| "Please, tell everyone that not all foreign journalists with blond hair are Americans."
Oleg Kiriyanov, Seoul bureau chief of Russian state-run daily Rossiyskaya Gazeta, said this in fluent Korean. In fact, he is an expert on Korea just like a native Seoulite. He studied the Korean language at Russia`s prestigious Saint Petersburg State University and obtained a master`s degree in diplomacy at Seoul National University. After working for Russia`s Foreign Ministry, he worked as a Seoul correspondent for the Russian daily from 2004 to 2009. He has been working in Busan where the Russian consulate general is located since 2012 -- his second assignment to Korea. This year is the 10th year of his stay in Korea.
Compared with many foreign correspondents who are assigned to Korea without learning Korean, he is a well-prepared one for Korea. He is covering Japan in Korea, while most major foreign media outlets have their Tokyo correspondents cover South Korea as well. The paper`s headquarters recommended him to work in China but he insisted on returning to Korea.
"I chose to major in the Korean language after becoming interested in South Korea as Seoul and Moscow established formal diplomatic relationship in 1991 when I entered university," he said. "After becoming a journalist, I ended up staying in South Korea because I was attracted by its dynamic society." He says that not a single day is boring in South Korea.

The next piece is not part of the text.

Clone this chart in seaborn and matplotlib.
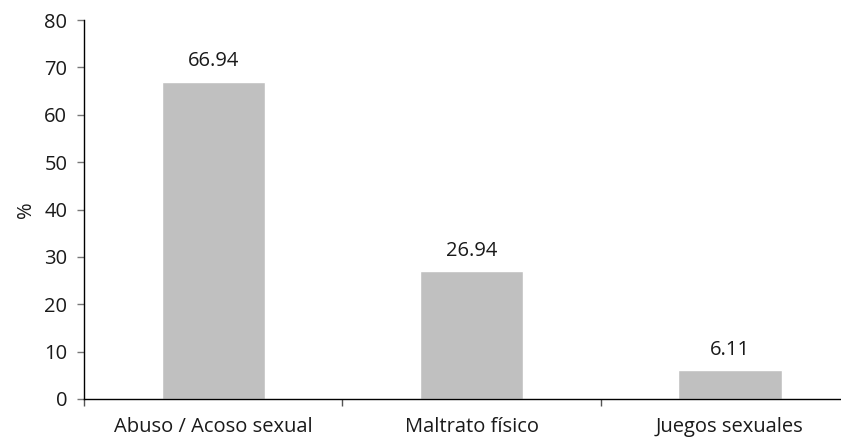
import matplotlib
matplotlib.use("Agg")
import matplotlib.pyplot as plt
import seaborn as sns
import pandas as pd

categories = ["Abuso / Acoso sexual", "Maltrato físico", "Juegos sexuales"]
values = [66.94, 26.94, 6.11]
y_ticks = [0, 10, 20, 30, 40, 50, 60, 70, 80]

sns.set_style("white")
plt.rcParams["font.family"] = ["Open Sans", "DejaVu Sans"]

FS = 14.5
TXT = "#1a1a1a"

df = pd.DataFrame({"categoria": categories, "porcentaje": values})

fig = plt.figure(figsize=(8.41, 4.42), dpi=100)
ax = fig.add_axes([84 / 841, 43 / 442, 1 - 84 / 841, 379 / 442])

sns.barplot(data=df, x="categoria", y="porcentaje", color="#c0c0c0",
            width=0.4, saturation=1, ax=ax)

ax.set_ylim(0, 80)
ax.set_xlim(-0.5, 2.43)
ax.set_yticks(y_ticks)
ax.set_yticklabels([str(t) for t in y_ticks], fontsize=FS, color=TXT)
ax.set_ylabel("%", fontsize=FS, color=TXT, labelpad=6)
ax.set_xlabel("")

# category labels without ticks; ticks at category boundaries
ax.set_xticks(range(len(categories)))
ax.set_xticklabels(categories, fontsize=FS, color=TXT)
ax.tick_params(axis="x", which="major", length=0, pad=13)
ax.set_xticks([-0.5, 0.5, 1.5], minor=True)
ax.tick_params(axis="x", which="minor", length=5, width=1, color="#555555",
               direction="out", bottom=True)
ax.tick_params(axis="y", length=5, width=1, color="#777777", direction="out",
               left=True, pad=7)

for s in ["top", "right"]:
    ax.spines[s].set_visible(False)
for s in ["left", "bottom"]:
    ax.spines[s].set_color("#000000")
    ax.spines[s].set_linewidth(1)

for i, v in enumerate(values):
    ax.text(i, v + 2.2, f"{v:.2f}", ha="center", va="bottom", fontsize=FS,
            color=TXT)

fig.savefig("out.png", dpi=100)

He uses the "East Sea" name when he writes an article that refers to the sea between Korea and Japan, adding the "Sea of Japan" in parenthesis when necessary. He also uses "Dokdo" over "Takeshima" to refer to South Korea`s easternmost islets, which Tokyo claims as its territory. He is a perfect example why South Korea needs foreign journalists who understand the country correctly. He also writes on a variety of themes on Korea, including its traditional culture.